Und dann darf ich einen aus der Königsklasse testen: Einen 40 Jahre alten White Port der Marke Kopke, einem dem ältesten Portweinhäuser überhaupt. Beim Genuss eines solchen Tropfens wackelst du mit den Ohren, auch wenn du es physisch eigentlich garnicht kannst. Diese weiche Karamelligkeit und trotz seines Alters hat er noch klare Fruchtaromen… Nach dem Einschenken wandert der Arm der Dame unmerklich schützend vor das Spittoon. Ich grinse innerlich. Zum Glück bin ich mittlerweile Portexpertin genug, um zu wissen, dass die Portugiesen es als Affron verstehen, wenn man einen solchen Port spuckt oder einen noch so kleinen Rest aus dem Glas ausgießt. Ich könnte es sowieso nicht übers Herz bringen. Hier ist jeder Schluck nicht nur ein Erlebnis sondern auch kostbar. Eine kleine Flasche (0,375l) kostet in etwa 120 Euro auf dem deutschen Markt.

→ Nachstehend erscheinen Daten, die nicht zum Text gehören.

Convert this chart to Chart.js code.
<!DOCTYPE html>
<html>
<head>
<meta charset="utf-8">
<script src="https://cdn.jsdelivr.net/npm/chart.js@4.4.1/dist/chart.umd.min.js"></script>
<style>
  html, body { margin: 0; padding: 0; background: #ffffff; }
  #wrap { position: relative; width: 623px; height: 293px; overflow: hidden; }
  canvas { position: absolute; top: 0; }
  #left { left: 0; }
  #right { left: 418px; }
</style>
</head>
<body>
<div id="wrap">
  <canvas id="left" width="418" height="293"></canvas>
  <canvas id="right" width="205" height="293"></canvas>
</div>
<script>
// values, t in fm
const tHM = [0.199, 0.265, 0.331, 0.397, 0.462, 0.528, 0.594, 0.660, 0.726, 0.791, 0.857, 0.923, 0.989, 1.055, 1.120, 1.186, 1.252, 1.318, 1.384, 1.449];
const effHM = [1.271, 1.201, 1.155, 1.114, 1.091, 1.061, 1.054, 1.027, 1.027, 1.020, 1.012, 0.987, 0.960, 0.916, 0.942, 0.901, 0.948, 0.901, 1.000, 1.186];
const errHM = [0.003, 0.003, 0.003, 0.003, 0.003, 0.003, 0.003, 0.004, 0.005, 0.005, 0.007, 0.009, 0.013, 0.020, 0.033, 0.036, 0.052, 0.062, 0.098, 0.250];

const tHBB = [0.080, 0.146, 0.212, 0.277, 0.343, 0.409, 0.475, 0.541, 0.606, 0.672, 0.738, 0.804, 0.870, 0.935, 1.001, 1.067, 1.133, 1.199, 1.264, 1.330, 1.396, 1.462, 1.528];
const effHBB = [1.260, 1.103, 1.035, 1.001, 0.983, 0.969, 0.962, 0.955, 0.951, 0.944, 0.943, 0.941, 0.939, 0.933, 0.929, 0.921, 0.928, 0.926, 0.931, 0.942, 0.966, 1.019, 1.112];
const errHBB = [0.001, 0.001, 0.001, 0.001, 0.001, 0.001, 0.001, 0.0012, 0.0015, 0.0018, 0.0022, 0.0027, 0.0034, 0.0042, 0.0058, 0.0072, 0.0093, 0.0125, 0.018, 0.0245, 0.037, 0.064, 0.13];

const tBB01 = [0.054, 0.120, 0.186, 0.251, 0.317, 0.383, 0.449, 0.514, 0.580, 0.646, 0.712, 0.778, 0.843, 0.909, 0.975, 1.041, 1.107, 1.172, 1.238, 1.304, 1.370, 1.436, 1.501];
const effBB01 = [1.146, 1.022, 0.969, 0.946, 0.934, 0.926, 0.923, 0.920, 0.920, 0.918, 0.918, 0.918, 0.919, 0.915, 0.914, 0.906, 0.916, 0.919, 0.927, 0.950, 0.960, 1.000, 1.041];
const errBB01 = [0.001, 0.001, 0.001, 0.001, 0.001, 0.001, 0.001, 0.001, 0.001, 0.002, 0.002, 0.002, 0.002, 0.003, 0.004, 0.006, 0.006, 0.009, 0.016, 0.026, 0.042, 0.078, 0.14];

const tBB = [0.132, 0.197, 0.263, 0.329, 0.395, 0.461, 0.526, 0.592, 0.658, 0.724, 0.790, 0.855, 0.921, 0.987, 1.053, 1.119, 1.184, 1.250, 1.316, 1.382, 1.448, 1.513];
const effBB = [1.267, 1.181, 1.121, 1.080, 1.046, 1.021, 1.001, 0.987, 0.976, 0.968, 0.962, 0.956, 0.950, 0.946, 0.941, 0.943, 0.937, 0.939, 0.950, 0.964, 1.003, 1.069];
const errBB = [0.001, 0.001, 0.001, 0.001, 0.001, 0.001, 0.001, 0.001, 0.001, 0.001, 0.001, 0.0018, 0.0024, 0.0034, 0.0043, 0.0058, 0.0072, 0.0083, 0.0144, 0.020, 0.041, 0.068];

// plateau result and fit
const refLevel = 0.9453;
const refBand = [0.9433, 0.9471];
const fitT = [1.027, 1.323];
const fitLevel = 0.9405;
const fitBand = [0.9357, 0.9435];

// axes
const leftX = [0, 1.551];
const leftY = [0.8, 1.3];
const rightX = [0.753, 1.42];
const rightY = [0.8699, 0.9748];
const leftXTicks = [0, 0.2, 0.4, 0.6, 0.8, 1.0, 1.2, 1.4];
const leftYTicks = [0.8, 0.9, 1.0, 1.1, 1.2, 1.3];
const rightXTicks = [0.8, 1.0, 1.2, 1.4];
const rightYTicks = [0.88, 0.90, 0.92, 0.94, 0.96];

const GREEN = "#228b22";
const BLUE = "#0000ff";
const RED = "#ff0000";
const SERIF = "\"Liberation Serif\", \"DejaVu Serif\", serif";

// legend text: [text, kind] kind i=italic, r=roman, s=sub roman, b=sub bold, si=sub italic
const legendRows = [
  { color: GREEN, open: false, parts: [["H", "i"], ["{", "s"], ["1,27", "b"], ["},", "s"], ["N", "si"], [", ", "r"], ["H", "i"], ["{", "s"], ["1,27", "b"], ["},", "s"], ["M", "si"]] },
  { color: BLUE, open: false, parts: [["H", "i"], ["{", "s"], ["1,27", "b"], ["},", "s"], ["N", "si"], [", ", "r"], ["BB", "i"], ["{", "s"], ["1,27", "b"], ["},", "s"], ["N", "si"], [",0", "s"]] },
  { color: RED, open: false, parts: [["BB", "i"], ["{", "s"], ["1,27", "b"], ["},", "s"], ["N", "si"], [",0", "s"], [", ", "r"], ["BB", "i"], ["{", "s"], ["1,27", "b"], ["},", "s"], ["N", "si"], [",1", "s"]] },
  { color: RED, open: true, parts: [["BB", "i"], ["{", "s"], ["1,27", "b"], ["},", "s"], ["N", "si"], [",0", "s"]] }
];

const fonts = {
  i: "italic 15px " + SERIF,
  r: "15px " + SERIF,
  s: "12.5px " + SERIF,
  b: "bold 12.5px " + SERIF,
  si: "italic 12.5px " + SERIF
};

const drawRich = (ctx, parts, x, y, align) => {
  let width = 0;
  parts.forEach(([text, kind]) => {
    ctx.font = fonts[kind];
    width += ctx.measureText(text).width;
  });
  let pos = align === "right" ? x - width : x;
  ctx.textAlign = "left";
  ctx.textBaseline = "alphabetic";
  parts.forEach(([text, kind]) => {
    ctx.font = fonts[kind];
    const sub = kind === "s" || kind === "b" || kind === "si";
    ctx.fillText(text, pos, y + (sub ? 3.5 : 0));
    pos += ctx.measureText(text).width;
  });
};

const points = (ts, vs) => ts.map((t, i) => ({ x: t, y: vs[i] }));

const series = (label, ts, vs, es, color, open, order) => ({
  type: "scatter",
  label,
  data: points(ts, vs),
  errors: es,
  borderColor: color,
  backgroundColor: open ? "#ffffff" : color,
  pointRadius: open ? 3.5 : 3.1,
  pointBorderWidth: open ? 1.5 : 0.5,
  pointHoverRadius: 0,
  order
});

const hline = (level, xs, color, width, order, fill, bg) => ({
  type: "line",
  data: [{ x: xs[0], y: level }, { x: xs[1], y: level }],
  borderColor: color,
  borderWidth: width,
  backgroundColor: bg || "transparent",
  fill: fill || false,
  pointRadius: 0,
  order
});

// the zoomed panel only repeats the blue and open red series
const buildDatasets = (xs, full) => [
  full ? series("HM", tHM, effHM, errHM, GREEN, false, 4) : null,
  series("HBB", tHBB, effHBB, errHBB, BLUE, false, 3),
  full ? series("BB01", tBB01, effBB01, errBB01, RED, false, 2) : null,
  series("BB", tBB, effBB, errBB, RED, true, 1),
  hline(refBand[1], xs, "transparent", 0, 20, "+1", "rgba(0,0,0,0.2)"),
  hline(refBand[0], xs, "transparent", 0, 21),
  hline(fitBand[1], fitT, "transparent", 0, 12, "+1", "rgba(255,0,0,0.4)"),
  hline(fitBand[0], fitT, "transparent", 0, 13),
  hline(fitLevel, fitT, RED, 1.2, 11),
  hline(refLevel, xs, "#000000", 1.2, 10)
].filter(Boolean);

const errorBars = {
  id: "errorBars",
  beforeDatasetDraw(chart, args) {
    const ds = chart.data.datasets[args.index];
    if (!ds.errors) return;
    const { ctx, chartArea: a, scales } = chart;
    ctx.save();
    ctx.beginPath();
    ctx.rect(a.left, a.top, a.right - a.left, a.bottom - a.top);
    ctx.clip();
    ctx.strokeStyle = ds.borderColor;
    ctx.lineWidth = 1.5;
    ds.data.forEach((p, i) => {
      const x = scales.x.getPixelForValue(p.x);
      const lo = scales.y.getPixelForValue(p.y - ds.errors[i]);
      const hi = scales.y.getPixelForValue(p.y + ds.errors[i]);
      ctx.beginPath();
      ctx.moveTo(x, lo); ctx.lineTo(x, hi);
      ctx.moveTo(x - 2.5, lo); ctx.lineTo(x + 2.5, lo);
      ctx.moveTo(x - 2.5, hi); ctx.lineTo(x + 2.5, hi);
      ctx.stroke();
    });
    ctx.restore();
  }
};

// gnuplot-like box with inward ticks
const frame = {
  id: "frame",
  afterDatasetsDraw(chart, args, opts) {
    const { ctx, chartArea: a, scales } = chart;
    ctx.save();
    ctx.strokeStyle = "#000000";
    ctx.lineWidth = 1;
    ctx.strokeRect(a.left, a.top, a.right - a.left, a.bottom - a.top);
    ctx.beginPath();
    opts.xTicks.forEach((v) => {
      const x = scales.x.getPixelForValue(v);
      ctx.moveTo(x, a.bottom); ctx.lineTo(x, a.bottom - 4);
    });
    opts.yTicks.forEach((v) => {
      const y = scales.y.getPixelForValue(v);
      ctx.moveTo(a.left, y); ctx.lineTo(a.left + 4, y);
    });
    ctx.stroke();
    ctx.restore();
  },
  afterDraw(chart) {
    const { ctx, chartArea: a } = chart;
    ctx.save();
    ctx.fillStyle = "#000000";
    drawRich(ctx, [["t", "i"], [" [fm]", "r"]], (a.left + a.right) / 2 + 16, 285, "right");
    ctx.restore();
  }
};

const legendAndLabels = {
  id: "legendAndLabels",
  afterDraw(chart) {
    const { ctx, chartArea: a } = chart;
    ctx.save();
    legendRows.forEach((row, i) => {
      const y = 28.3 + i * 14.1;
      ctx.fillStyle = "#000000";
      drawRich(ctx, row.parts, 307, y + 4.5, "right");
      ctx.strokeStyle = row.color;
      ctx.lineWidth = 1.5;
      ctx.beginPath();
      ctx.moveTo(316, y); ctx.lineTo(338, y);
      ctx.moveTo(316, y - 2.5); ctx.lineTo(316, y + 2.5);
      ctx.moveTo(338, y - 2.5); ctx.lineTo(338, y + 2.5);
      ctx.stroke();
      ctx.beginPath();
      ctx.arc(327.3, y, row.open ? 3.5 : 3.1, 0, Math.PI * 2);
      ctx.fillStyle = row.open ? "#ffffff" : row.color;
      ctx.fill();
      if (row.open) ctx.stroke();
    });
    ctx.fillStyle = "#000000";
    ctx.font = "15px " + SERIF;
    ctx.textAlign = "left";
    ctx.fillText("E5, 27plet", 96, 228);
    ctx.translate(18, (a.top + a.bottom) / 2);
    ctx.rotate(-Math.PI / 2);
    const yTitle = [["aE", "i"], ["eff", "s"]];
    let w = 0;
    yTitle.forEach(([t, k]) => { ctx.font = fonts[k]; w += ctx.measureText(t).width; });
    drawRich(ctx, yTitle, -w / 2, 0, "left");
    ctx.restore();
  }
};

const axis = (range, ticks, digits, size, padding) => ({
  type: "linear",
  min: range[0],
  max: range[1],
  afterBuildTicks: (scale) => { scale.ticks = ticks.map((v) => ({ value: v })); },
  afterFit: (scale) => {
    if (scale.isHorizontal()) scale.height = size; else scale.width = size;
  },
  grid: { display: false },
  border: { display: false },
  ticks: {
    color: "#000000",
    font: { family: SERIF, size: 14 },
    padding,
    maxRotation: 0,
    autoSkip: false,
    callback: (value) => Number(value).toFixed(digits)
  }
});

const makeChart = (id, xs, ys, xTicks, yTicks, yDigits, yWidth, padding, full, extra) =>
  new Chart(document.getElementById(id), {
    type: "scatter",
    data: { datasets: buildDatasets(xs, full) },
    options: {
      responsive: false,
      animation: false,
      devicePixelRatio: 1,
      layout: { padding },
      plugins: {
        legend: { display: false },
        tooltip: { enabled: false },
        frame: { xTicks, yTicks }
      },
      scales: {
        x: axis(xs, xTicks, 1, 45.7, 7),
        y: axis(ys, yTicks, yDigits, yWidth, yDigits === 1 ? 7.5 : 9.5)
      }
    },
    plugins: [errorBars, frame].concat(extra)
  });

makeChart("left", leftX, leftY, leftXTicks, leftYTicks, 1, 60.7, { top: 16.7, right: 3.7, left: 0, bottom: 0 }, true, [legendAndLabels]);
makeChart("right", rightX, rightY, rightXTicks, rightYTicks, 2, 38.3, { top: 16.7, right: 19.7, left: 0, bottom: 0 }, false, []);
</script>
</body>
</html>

Zum Abschluss meines Streifzugs durch die ProWein führt mein Weg in die Überseehalle in einen Stand aus meiner zweiten Heimat. Am Stand der Calabria Family Wines darf ich den Durif verkosten. Durif so lerne ich, ist ein anderer Name für die Rebsorte Petite Syrah. Das riesige, familiengeführte Unternehmen hat Weingärten in mehreren australischen Anbaugebieten erworben und produziert unterschiedliche Linien. Der Durif aus der Three Bridges Linie ist ein Rotwein, der aus jahrzehntealten und dementsprechend fragilen Reben hergestellt wird. „Wir müssen jedes Jahr aufpassen, dass wir pro Weinstock nicht mehr als 1 – 2 Trauben hängen lassen, damit der Rebstock nicht unter dem Gewicht der Trauben abknickt und das Holz zerbröselt.“, erklärt mir Andrew Calabria. Wenn man solche Geschichten aus dem Mund des Winzers persönlich hört, wird man schon sehr ehrfürchtig. Dann ist auch hier nichts mehr mit spucken. Ein solcher Wein gehört am Herzen vorbei in den Bauch und nirgendwohin sonst.